Grade-Grubbing Oil Producers Are Threatening to Boost U.S. Output Yet Again
Shale producers are tapping their crown jewel assets in response to the latest oil price rally, according to Morgan Stanley.
The recovery in crude to close to $50 per barrel has encouraged shale producers to double down on their most profitable fields — a process known in oil country as high grading.
This new trend threatens to force analysts to revisit calls for declining U.S. production, warned Morgan Stanley Commodity Strategist Adam Longson, and thereby constitutes a downside risk for prompt prices.
"The rig count in the highest initial production counties of the Permian Midland continues to march higher and is not far from its 2015 peak," writes a Morgan Stanley team led by Longson. "Since May 6, the Midland has added 13 horizontal rigs in top tier counties versus only eight for the entire play."

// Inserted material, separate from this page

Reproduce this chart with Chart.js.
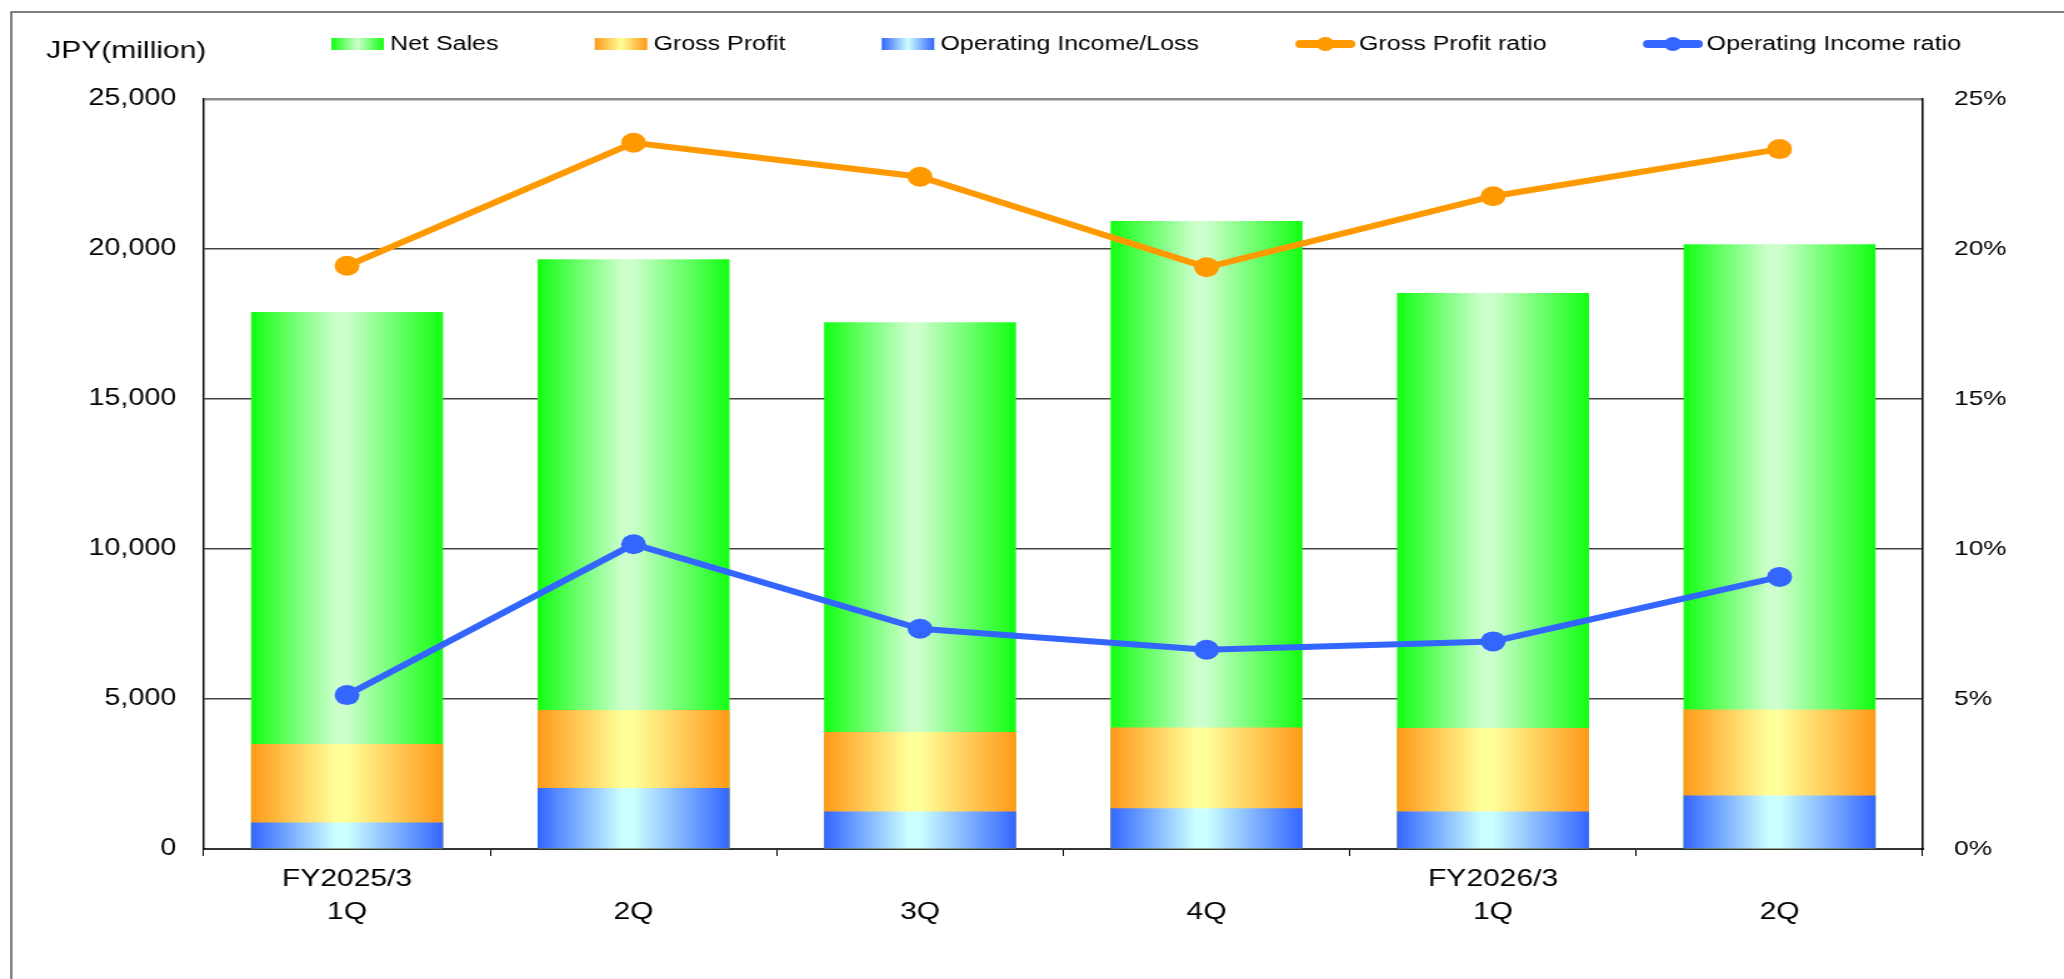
<!DOCTYPE html>
<html>
<head>
<meta charset="utf-8">
<title>Quarterly Results</title>
<script src="https://cdn.jsdelivr.net/npm/chart.js@4.4.1/dist/chart.umd.min.js"></script>
<style>
    html, body { margin: 0; padding: 0; background: #fff; overflow: hidden; }
    /* chart is drawn narrow and widened, like the pasted Excel chart */
    #frame { position: absolute; left: 0; top: 0; width: 1651px; height: 979px; transform: scaleX(1.2502); transform-origin: 0 0; }
</style>
</head>
<body>
<div id="frame"><canvas id="quarterly"></canvas></div>
<script>
var quarters = [["FY2025/3", "1Q"], ["", "2Q"], ["", "3Q"], ["", "4Q"], ["FY2026/3", "1Q"], ["", "2Q"]];
var seriesNames = ["Net Sales", "Gross Profit", "Operating Income/Loss", "Gross Profit ratio", "Operating Income ratio"];

// JPY million
var netSales = [17900, 19660, 17560, 20930, 18530, 20160];
var grossProfit = [3500, 4630, 3900, 4050, 4030, 4650];
var operatingIncome = [880, 2030, 1250, 1360, 1250, 1780];

// percent
var grossProfitRatio = [19.44, 23.54, 22.41, 19.39, 21.76, 23.33];
var operatingIncomeRatio = [5.13, 10.16, 7.34, 6.64, 6.92, 9.07];

var amountTicks = [0, 5000, 10000, 15000, 20000, 25000];
var ratioTicks = [0, 5, 10, 15, 20, 25];

var BAR_PCT = 0.67;
var FONT = "'Liberation Sans', Arial, sans-serif";

var salesChart = {
    // horizontal edge-light-edge fill for one bar
    barFill: function (edge, middle) {
        return function (ctx) {
            var chart = ctx.chart;
            if (ctx.type !== "data" || !chart.chartArea) {
                return edge;
            }
            var x = chart.scales.x;
            var w = (x.width / quarters.length) * BAR_PCT;
            var cx = x.getPixelForValue(ctx.dataIndex);
            var g = chart.ctx.createLinearGradient(cx - w / 2, 0, cx + w / 2, 0);
            g.addColorStop(0, edge);
            g.addColorStop(0.44, middle);
            g.addColorStop(0.5, middle);
            g.addColorStop(1, edge);
            return g;
        };
    },

    // outer frame, unit label and legend row
    decor: {
        id: "decor",
        beforeDraw: function (chart) {
            var c = chart.ctx;
            c.save();
            c.strokeStyle = "#555";
            c.lineWidth = 1.5;
            c.beginPath();
            c.moveTo(9, chart.height);
            c.lineTo(9, 12);
            c.lineTo(chart.width, 12);
            c.stroke();
            c.restore();
        },
        afterDraw: function (chart) {
            var c = chart.ctx;
            c.save();
            c.fillStyle = "#000";
            c.textBaseline = "middle";
            c.font = "24px " + FONT;
            c.fillText("JPY(million)", 37, 51);

            c.font = "20px " + FONT;
            var x = 265, y = 44;
            chart.data.datasets.forEach(function (ds) {
                var sw;
                if (ds.type === "line") {
                    sw = 48;
                    c.strokeStyle = ds.borderColor;
                    c.lineWidth = 8;
                    c.lineCap = "round";
                    c.beginPath();
                    c.moveTo(x + 4, y);
                    c.lineTo(x + sw - 4, y);
                    c.stroke();
                    c.fillStyle = ds.borderColor;
                    c.beginPath();
                    c.arc(x + sw / 2, y, 7, 0, Math.PI * 2);
                    c.fill();
                    x += sw + 3;
                } else {
                    sw = 42;
                    var g = c.createLinearGradient(x, 0, x + sw, 0);
                    g.addColorStop(0, ds.edgeColor);
                    g.addColorStop(0.5, ds.middleColor);
                    g.addColorStop(1, ds.edgeColor);
                    c.fillStyle = g;
                    c.fillRect(x, y - 6, sw, 12);
                    x += sw + 5;
                }
                c.fillStyle = "#000";
                c.fillText(ds.label, x, y);
                x += c.measureText(ds.label).width + 77;
            });
            c.restore();
        }
    },

    ChartData: function (canvas) {
        var tickFont = { family: FONT, size: 23 };
        return new Chart(canvas, {
            data: {
                labels: quarters,
                datasets: [
                    {
                        type: "bar",
                        label: seriesNames[0],
                        data: netSales,
                        grouped: false,
                        order: 3,
                        edgeColor: "#12ff12",
                        middleColor: "#ccffcc",
                        backgroundColor: salesChart.barFill("#12ff12", "#ccffcc"),
                        barPercentage: BAR_PCT,
                        categoryPercentage: 1,
                        yAxisID: "y",
                    },
                    {
                        type: "bar",
                        label: seriesNames[1],
                        data: grossProfit,
                        grouped: false,
                        order: 2,
                        edgeColor: "#ff9919",
                        middleColor: "#ffff99",
                        backgroundColor: salesChart.barFill("#ff9919", "#ffff99"),
                        barPercentage: BAR_PCT,
                        categoryPercentage: 1,
                        yAxisID: "y",
                    },
                    {
                        type: "bar",
                        label: seriesNames[2],
                        data: operatingIncome,
                        grouped: false,
                        order: 1,
                        edgeColor: "#3366ff",
                        middleColor: "#ccffff",
                        backgroundColor: salesChart.barFill("#3366ff", "#ccffff"),
                        barPercentage: BAR_PCT,
                        categoryPercentage: 1,
                        yAxisID: "y",
                    },
                    {
                        type: "line",
                        label: seriesNames[3],
                        data: grossProfitRatio,
                        order: 0,
                        borderColor: "#ff9900",
                        backgroundColor: "#ff9900",
                        borderWidth: 6,
                        pointRadius: 10,
                        pointBorderWidth: 0,
                        tension: 0,
                        yAxisID: "y1",
                    },
                    {
                        type: "line",
                        label: seriesNames[4],
                        data: operatingIncomeRatio,
                        order: 0,
                        borderColor: "#3366ff",
                        backgroundColor: "#3366ff",
                        borderWidth: 6,
                        pointRadius: 10,
                        pointBorderWidth: 0,
                        tension: 0,
                        yAxisID: "y1",
                    },
                ],
            },
            options: {
                responsive: true,
                maintainAspectRatio: false,
                animation: false,
                layout: { padding: { top: 99 } },
                plugins: {
                    legend: { display: false },
                    tooltip: { enabled: false },
                },
                scales: {
                    x: {
                        offset: true,
                        grid: { offset: true, drawOnChartArea: false, tickLength: 7, color: "#000", lineWidth: 1 },
                        border: { color: "#333", width: 2 },
                        ticks: {
                            color: "#000",
                            font: { family: FONT, size: 24, lineHeight: 1.38 },
                            padding: 7,
                            maxRotation: 0,
                            autoSkip: false,
                        },
                        afterFit: function (s) { s.height = 130; },
                    },
                    y: {
                        position: "left",
                        min: amountTicks[0],
                        max: amountTicks[amountTicks.length - 1],
                        ticks: {
                            stepSize: amountTicks[1] - amountTicks[0],
                            color: "#000",
                            font: tickFont,
                            padding: 22,
                            callback: function (v) { return v.toLocaleString("en-US"); },
                        },
                        grid: {
                            drawTicks: false,
                            color: function (ctx) { return ctx.tick.value === amountTicks[amountTicks.length - 1] ? "#8c8c8c" : "#454545"; },
                            lineWidth: function (ctx) { return ctx.tick.value === amountTicks[amountTicks.length - 1] ? 2.5 : 1.5; },
                        },
                        border: { color: "#000", width: 1.5 },
                        afterFit: function (s) { s.width = 163; },
                    },
                    y1: {
                        position: "right",
                        min: ratioTicks[0],
                        max: ratioTicks[ratioTicks.length - 1],
                        ticks: {
                            stepSize: ratioTicks[1] - ratioTicks[0],
                            color: "#000",
                            font: { family: FONT, size: 21 },
                            padding: 25,
                            callback: function (v) { return v + "%"; },
                        },
                        grid: { drawOnChartArea: false, drawTicks: false },
                        border: { color: "#000", width: 1.5 },
                        afterFit: function (s) { s.width = 113; },
                    },
                },
            },
            plugins: [salesChart.decor],
        });
    },
};

salesChart.ChartData(document.getElementById("quarterly"));
</script>
</body>
</html>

In other words, capital is returning to the oil patch, and it's being invested in new projects that will allow firms to boost production in an expeditious manner once the taps are turned on.
The collapse in headline oil rig count, as such, continues to provide only a partial picture of the outlook for U.S. production.
If this trend towards new fertile plays continues, it could alter the downwards trajectory for U.S. production in about four to six months, said Longson.
"It’s also important to consider that the rigs are going into the most prolific areas, the decline curve for shale wells is flattening, and completing drilled-but-uncompleted wells could slow declines in as short as one to two months," he added.